Talking with many friends, work colleagues and Jesus family, it seems most of us continue to live at a pace which is barely manageable, a pace that robs us of meaningful connections or shifts the weight of our commitments too far into a work space and away from what we value most. There is a sense of disturbance, sometimes vague, sometimes very sharp, that perhaps there is robbery afoot. Time and love robbery. A stealthy but determined draining away of our ability to spend ourselves on what we truly care about.

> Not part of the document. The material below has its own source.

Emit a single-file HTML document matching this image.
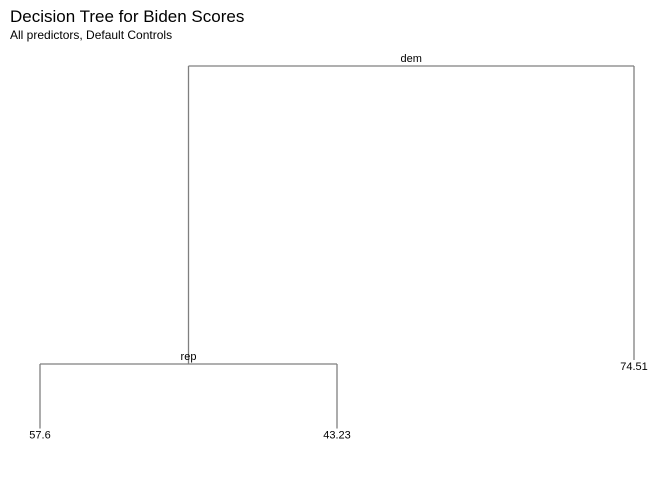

It is the unexpected return of redeemed space around me that blesses me most at the moment. I am not unaware of the treasure I find myself with right now. There are several stretching silent expanses in my week now and I get to choose if I fill them or not. Interspersed with fragmented bursts of activity, the silences are rich with thought, Word and communion. I feel as if time, previously eaten up by work appointments, phone calls and the insistent beep of my electronic smart-stalker, has quietly been re-credited to my account…
I know I squander it sometimes and no doubt I will look back at some point and get the ’shoulda’s’ (shoulda done this and shoulda done that), but there is some delight in even being able to squander! So I try for balance while letting the days form in front of me. I’m very conscious that this is a gift that may end quite soon and that I may well find myself running again. I’m conscious also that some who read this may be gasping for air and sinking under their schedules.
I hesitate to even write of this to some of you because I am only too aware that it may seem impossible to slow down or even snatch some time to rest. I feel for you and hope you too might have such an opportunity down the road.
I hope and intend that this season leave a deposit of wisdom, vision and peace in my soul that I will not surrender to any thief and may share with anyone The Lord sees fit to walk with me.
I encourage you too, to take hold of that which you love and what time you can find, and hold on with all the tenacity you can muster. These two, love and time, are our richest treasures, tender and easily taken yet so central to the sacred gift of life that God has shared with us all. I pray you will see clearly and choose wisely, that you will be watchful, grateful, and have time to live in the presence of love.